Penjelasan Fardlu-Fardlu Wudlu

  1. Niat. Bentuk niat-niat wudlu adalah niat menghilangkan hadats, niat wudlu atau niat bersuci untuk melaksanakan shalat. Waktu pelaksanaan niat adalah ketika pembasuhan awal bagian wajib, karena yang dipertimbangkan dalam niat adalah bagian fardlu.
  2. membasuh wajah. Dinamakan wajah karena merupakan anggota badan yang digunakan untuk bertatap muka, yang diambil dari kata muwajahah. Batas panjang wajah adalah mulai tempat tumbuhnya rambut kepala hingga batas akhir kedua janggut, sedangkan lebarnya adalah diantara kedua telinga.

Hukum Membasuh Bulu di Wajah.

Wajib membasuh seluruh bulu yang tumbuh di wajah, luar dalam. Kecuali jenggot dan jambang (godek) yang tebal, hanya wajib membasuh bagian luarnya saja, tidak bagian dalamnya. Namun sunnah untuk menyela-nyelai keduanya dari arah bawah dengan tangan kanan.

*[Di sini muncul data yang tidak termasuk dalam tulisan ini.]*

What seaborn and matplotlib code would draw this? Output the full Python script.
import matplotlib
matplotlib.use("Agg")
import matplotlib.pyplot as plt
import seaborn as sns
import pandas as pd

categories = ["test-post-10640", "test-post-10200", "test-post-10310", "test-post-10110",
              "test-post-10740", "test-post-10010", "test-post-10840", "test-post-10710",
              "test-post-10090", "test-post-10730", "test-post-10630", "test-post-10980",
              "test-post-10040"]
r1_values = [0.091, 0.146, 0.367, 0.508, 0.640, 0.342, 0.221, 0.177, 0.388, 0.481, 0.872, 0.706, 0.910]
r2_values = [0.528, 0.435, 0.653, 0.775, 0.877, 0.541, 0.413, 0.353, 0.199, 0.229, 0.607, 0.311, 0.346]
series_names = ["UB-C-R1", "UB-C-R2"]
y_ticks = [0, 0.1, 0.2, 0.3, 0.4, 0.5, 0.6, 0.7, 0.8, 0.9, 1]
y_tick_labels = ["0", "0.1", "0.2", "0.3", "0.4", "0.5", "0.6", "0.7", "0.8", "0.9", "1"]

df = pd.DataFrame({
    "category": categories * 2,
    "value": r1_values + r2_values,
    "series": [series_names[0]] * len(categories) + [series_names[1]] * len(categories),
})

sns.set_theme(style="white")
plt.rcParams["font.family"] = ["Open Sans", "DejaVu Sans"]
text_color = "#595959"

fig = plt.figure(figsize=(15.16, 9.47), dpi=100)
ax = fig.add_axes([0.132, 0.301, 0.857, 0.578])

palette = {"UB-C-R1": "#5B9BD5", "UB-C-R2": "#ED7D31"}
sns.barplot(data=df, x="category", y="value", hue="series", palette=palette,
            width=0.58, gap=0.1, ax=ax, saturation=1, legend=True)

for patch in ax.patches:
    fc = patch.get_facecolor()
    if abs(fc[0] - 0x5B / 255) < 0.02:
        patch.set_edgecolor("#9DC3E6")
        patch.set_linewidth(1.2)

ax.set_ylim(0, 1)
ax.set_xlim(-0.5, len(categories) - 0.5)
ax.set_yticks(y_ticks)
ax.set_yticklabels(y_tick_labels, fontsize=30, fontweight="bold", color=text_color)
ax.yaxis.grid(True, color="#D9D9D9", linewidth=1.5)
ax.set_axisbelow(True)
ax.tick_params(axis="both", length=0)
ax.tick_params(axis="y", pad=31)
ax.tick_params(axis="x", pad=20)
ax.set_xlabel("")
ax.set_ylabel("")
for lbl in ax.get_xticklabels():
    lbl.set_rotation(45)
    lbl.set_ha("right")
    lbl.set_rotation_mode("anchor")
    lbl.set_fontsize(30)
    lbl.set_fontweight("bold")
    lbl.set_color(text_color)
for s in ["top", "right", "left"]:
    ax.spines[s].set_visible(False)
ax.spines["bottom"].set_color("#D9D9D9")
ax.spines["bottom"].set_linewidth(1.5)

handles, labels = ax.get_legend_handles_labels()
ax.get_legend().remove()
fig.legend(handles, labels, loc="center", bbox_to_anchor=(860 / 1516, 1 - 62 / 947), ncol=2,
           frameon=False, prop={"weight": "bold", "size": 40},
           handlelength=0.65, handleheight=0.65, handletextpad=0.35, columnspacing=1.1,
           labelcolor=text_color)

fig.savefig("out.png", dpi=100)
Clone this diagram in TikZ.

Batasan Jenggot Tebal Dan Tipis.

Jenggot yang tebal adalah jenggot yang tidak terlihat kulit di bawahnya saat berbincang-bincang (kira-kira jarak satu meter setengah). Sedangkan yang tipis adalah yang dapat terlihat kulit di bawahnya. Batasan bagian luar jenggot adalah bagian yang tampak di permukaan wajah, sedangkan bagian selain ini adalah bagian dalam jenggot. 
3. membasuh kedua tangan hingga kedua siku. Siku adalah dua tulang yang nampak diantara lengan bawah dan lengan atas. Setiap tangan memiliki dua siku. Wajib membasuh sebagian lengan atas guna memastikan terbasuhnya seluruh tangan, hal ini berdasarkan kaedah fiqh:
“Perkara yang menyempurnakan hal yang wajib, hukumnya juga wajib.”

4. mengusap sebagian kulit atau rambut kepala.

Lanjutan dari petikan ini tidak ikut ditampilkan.